Following the end of LeSharo production, Winnebago began development of a new van-based RV, debuting the Winnebago Rialta for 1995. Similar in configuration to the LeSharo, the Rialta used a longer-wheelbase version of the Volkswagen EuroVan (Transporter T4) chassis. Alongside a narrower-body campervan (also produced by Winnebago), the Rialta marked the reintroduction of the T4 to the US (Volkswagen discontinued the passenger van after 1992). Initially fitted with a 110 hp 2.5L inline-5, a 2.8L VR6 (140 hp, later 201 hp) was introduced for 1996).

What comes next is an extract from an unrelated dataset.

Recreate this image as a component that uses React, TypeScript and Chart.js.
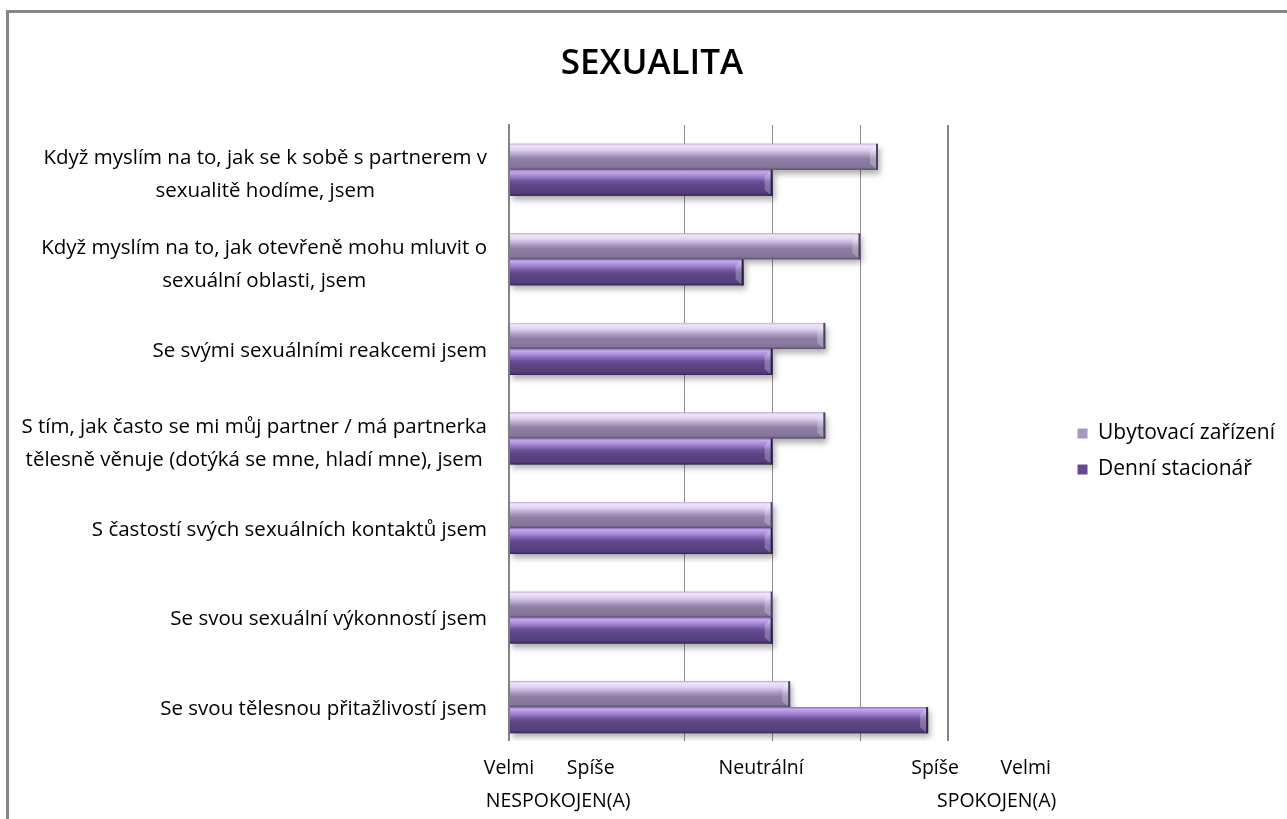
import React, { useEffect, useRef } from 'react';
import { Chart, registerables } from 'chart.js';

Chart.register(...registerables);

const FONT = '"Open Sans", "DejaVu Sans", sans-serif';

const categories: string[][] = [
  ['Když myslím na to, jak se k sobě s partnerem v', 'sexualitě hodíme, jsem'],
  ['Když myslím na to, jak otevřeně mohu mluvit o', 'sexuální oblasti, jsem'],
  ['Se svými sexuálními reakcemi jsem'],
  ['S tím, jak často se mi můj partner / má partnerka', 'tělesně věnuje (dotýká se mne, hladí mne), jsem'],
  ['S častostí svých sexuálních kontaktů jsem'],
  ['Se svou sexuální výkonností jsem'],
  ['Se svou tělesnou přitažlivostí jsem'],
];

const seriesNames = ['Ubytovací zařízení', 'Denní stacionář'];
const ubytovaciValues = [4.2, 4.0, 3.6, 3.6, 3.0, 3.0, 3.2];
const denniValues = [3.0, 2.67, 3.0, 3.0, 3.0, 3.0, 4.77];

const scaleWordsTop = ['Velmi', 'Spíše', 'Neutrální', 'Spíše', 'Velmi'];
const scaleWordsTopAt = [0, 0.93, 2.87, 4.85, 5.88];
const scaleWordsBottom = ['NESPOKOJEN(A)', 'SPOKOJEN(A)'];
const scaleWordsBottomAt = [0.56, 5.55];

const majorGrid = [0, 5];
const minorGrid = [2, 3, 4];

const gradients = [
  [
    [0, '#C7B4E0'], [0.08, '#F1E6FB'], [0.25, '#DCCDEC'], [0.45, '#A999BE'],
    [0.6, '#8E7EA3'], [0.9, '#85759A'], [1, '#5C4E6C'],
  ],
  [
    [0, '#9579C2'], [0.08, '#C6A8EE'], [0.25, '#A182D1'], [0.45, '#6E519B'],
    [0.6, '#5D4585'], [0.9, '#553E7B'], [1, '#372853'],
  ],
];
const edgeColors = ['#4E4260', '#2E2145'];

const barStylePlugin = {
  id: 'barStyle',
  afterDatasetsDraw(chart: any) {
    const ctx = chart.ctx;
    chart.data.datasets.forEach((_: any, di: number) => {
      const meta = chart.getDatasetMeta(di);
      meta.data.forEach((el: any) => {
        const p = el.getProps(['x', 'y', 'base', 'height'], true);
        const left = Math.min(p.base, p.x);
        const right = Math.max(p.base, p.x);
        const top = p.y - p.height / 2;
        const bottom = p.y + p.height / 2;
        const g = ctx.createLinearGradient(0, top, 0, bottom);
        (gradients[di] as any[]).forEach(([o, c]) => g.addColorStop(o, c));
        ctx.save();
        ctx.shadowColor = 'rgba(0,0,0,0.32)';
        ctx.shadowBlur = 6;
        ctx.shadowOffsetX = 2;
        ctx.shadowOffsetY = 4;
        ctx.fillStyle = g;
        ctx.fillRect(left, top, right - left, bottom - top);
        ctx.restore();
        ctx.save();
        ctx.strokeStyle = edgeColors[di];
        ctx.lineWidth = 2;
        ctx.beginPath();
        ctx.moveTo(right - 1, top);
        ctx.lineTo(right - 1, bottom);
        ctx.stroke();
        ctx.fillStyle = 'rgba(255,255,255,0.25)';
        ctx.beginPath();
        ctx.moveTo(right - 2, top + 1);
        ctx.lineTo(right - 8, top + 7);
        ctx.lineTo(right - 8, bottom - 6);
        ctx.lineTo(right - 2, bottom - 1);
        ctx.closePath();
        ctx.fill();
        ctx.restore();
      });
    });
  },
};

const textPlugin = {
  id: 'texts',
  afterDraw(chart: any) {
    const ctx = chart.ctx;
    const area = chart.chartArea;
    const yScale = chart.scales.y;
    const xScale = chart.scales.x;
    ctx.save();
    ctx.fillStyle = '#000';
    ctx.font = `20.5px ${FONT}`;
    ctx.textBaseline = 'middle';
    ctx.textAlign = 'center';
    const right = area.left - 22;
    categories.forEach((lines, i) => {
      const yc = yScale.getPixelForTick(i) + (lines.length > 1 ? 5 : 2);
      const w = Math.max(...lines.map((l) => ctx.measureText(l).width));
      const cx = right - w / 2;
      lines.forEach((l, j) => {
        ctx.fillText(l, cx, yc + (j - (lines.length - 1) / 2) * 33);
      });
    });
    const x0 = xScale.getPixelForValue(0) - 30;
    const x1 = xScale.getPixelForValue(6.1);
    ctx.fillStyle = '#fff';
    ctx.fillRect(x0, area.bottom - 11, x1 - x0, 90);
    ctx.fillStyle = '#000';
    ctx.font = `19.5px ${FONT}`;
    scaleWordsTop.forEach((t, i) => {
      ctx.fillText(t, xScale.getPixelForValue(scaleWordsTopAt[i]), area.bottom + 16);
    });
    scaleWordsBottom.forEach((t, i) => {
      ctx.fillText(t, xScale.getPixelForValue(scaleWordsBottomAt[i]), area.bottom + 49);
    });
    ctx.restore();
  },
};

export default function App() {
  const ref = useRef<HTMLCanvasElement | null>(null);
  useEffect(() => {
    if (!ref.current) return;
    const chart = new Chart(ref.current, {
      type: 'bar',
      data: {
        labels: categories.map((c) => c.join(' ')),
        datasets: [
          {
            label: seriesNames[0],
            data: ubytovaciValues,
            backgroundColor: '#A898C0',
            borderColor: '#5C4E6C',
            borderWidth: 0,
          },
          {
            label: seriesNames[1],
            data: denniValues,
            backgroundColor: '#654B8E',
            borderColor: '#372853',
            borderWidth: 0,
          },
        ],
      },
      options: {
        indexAxis: 'y',
        responsive: false,
        animation: false,
        categoryPercentage: 0.58,
        barPercentage: 1.0,
        layout: { padding: { top: 0, left: 10, right: 18, bottom: 85 } },
        scales: {
          x: {
            type: 'linear',
            min: 0,
            max: 6.3,
            ticks: { display: false, stepSize: 1 },
            border: { display: false },
            grid: {
              drawTicks: false,
              color: (c: any) => {
                const v = c.tick ? c.tick.value : -1;
                if (majorGrid.includes(v)) return '#858585';
                if (minorGrid.includes(v)) return '#8E8E8E';
                return 'rgba(0,0,0,0)';
              },
              lineWidth: (c: any) => {
                const v = c.tick ? c.tick.value : -1;
                return majorGrid.includes(v) ? 2 : 1;
              },
            },
          },
          y: {
            type: 'category',
            ticks: { display: false },
            grid: { display: false, drawTicks: false },
            border: { display: true, color: '#858585', width: 2 },
            afterFit: (scale: any) => {
              scale.width = 490;
            },
          },
        },
        plugins: {
          title: {
            display: true,
            text: 'SEXUALITA',
            color: '#000',
            font: { family: FONT, size: 35, weight: '600' },
            padding: { top: 30, bottom: 40 },
          },
          legend: {
            display: true,
            position: 'right',
            title: {
              display: true,
              text: ' ',
              font: { size: 10 },
              padding: { top: 126, bottom: 0 },
            },
            labels: {
              color: '#000',
              boxWidth: 10,
              boxHeight: 10,
              padding: 15,
              font: { family: FONT, size: 21 },
            },
          },
          tooltip: { enabled: false },
        },
      },
      plugins: [barStylePlugin, textPlugin],
    } as any);
    return () => chart.destroy();
  }, []);

  return (
    <div style={{ position: 'fixed', left: 0, top: 0, width: 1287, height: 819, overflow: 'hidden', background: '#fff' }}>
      <div
        style={{
          position: 'absolute',
          left: 6,
          top: 10,
          width: 1300,
          height: 830,
          boxSizing: 'border-box',
          border: '3px solid #878787',
          background: '#fff',
        }}
      >
        <canvas ref={ref} width={1294} height={824} style={{ display: 'block' }} />
      </div>
    </div>
  );
}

While VW ended imports of the T4 Transporter after 2003, Winnebago continued assembly of Rialtas through 2005, until it depleted its stockpile of T4 chassis cabs.

=== Mobility RV ===
In 1999, Winnebago sold the parts and product support rights to the LeSharo and its variants to Mobility RV (MRV). Now responsible for product support and assistance of the model line, the company owns both parts inventories of the model lines sourced from Winnebago authorized dealers and is the exclusive importer of Renault replacement parts, owning all relevant manufacturing tooling to sell both inventories online (to support the LeSharo). The sale effectively ends all liability from Winnebago Industries for service warranties through its own dealer network as the units were discontinued for either service, sales or parts by their authorized dealerships.